Showing posts with label P J Hammond. Show all posts
Showing posts with label P J Hammond. Show all posts

Monday, 29 August 2016

Shadows - Series One (1975) pt 2


Today, via DVD, I returned to the1975 TV series; Shadows, to view the remainder of the season one episodes.
  • Ep 4 The Waiting Room by Jon Watkins (24/9/1975)
  • Ep 5 An optical Illusion by Thom Clarke (1/10/1975)
  • Ep 6 Dutch Schlitz's Shoes by Trevor Preston (8/10/1975
  • Ep 7 The Other Window by Jacquetta Hawkes, J. B. Priestley (15/10/1975)
And what a mixed bag it was.  Interestingly while I didn't have any recall of ever having watched any of the first three episodes on the set, I'm fairly certain, with my memory now jogged, that I saw at least two of the above episodes on original transmission.

The Waiting Room is the first one that feels familiar and not just because of the plot, although it is a bit of a classic set up for a ghost story. The haunted waiting room of the old railway station at night, the anniversary of a disaster, history playing its self out again and trying to pull the modern back into the past.  Its all good stuff and done very well.  Its also got Jenny Agutter in it who delivers her performance with such conviction that she almost seems to elevate the whole thing above its simple premise
Watching again it reminded me now of the second Sapphire and Steel story shown in 1979 and also the film; The Ghost Train originally released 1941 but viewed by me on some rainy Saturday afternoon also in the late 70's on TV

An optical Illusion is also a fairly straightforward ghost story set up but with some quite "light" acting and a very slow plot build which fails to add any suspense and makes it all feel like a bit of a fail after the previous story.  Maybe with 7 days between them on original broadcast, the comparison wouldn't have been a problem but its hard to escape on a  DVD box set.  It does feature Richard Willis who is one of those familiar and reliable TV faces from back in the day who I always liked.

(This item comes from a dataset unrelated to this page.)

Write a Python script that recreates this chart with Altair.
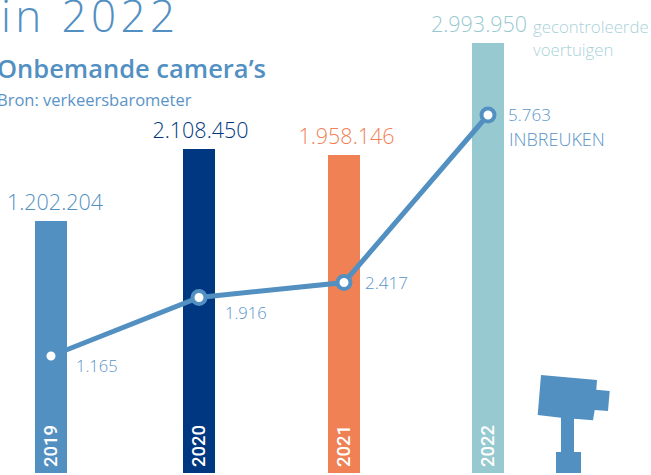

Dutch Schlitz's Shoes is something of an oddity being a sort of spin off of Ace of  Wands starring as it does Russell Hunter as the villainous Mr Stabs.  Less ghost story and more supernatural farce.  I had already watched this last year as a bonus feature on the Ace of Wands DVD and a second viewing so soon wasn't the easiest to sit through although you have to love Hunter chewing up the scenery almost as wonderfully as he did in the 1977 Doctor Who story The Robots of Death.


The Other Window was perhaps the most disappointing with the only real pleasure to be had from the fact that I remembered the weird lens around which the plot barely hangs and unearthed some hitherto lost memory of having sat through it before in 1975.  The idea is actually quite a good one but the script is full of awful theorising and lecturing of beliefs that doesn't seem remotely realistic of any character.  Given that one half of the writing partnership was J. B. Priestley, who's enigmatic works inspired P J Hammond to create Sapphire and Steel, I dared to hope for better.

Out of the seven episodes there are two absolute keepers and a few others that are entertaining
enough that I could imagine sitting through them again. Volume 2 awaits but not for a while I think.

As a concept for kids TV, the anthology supernatural series seems to be a thing of the past which is a shame really and not because the kids wouldn't be interested nowadays but because I doubt any of the TV stations would have the balls to go for it.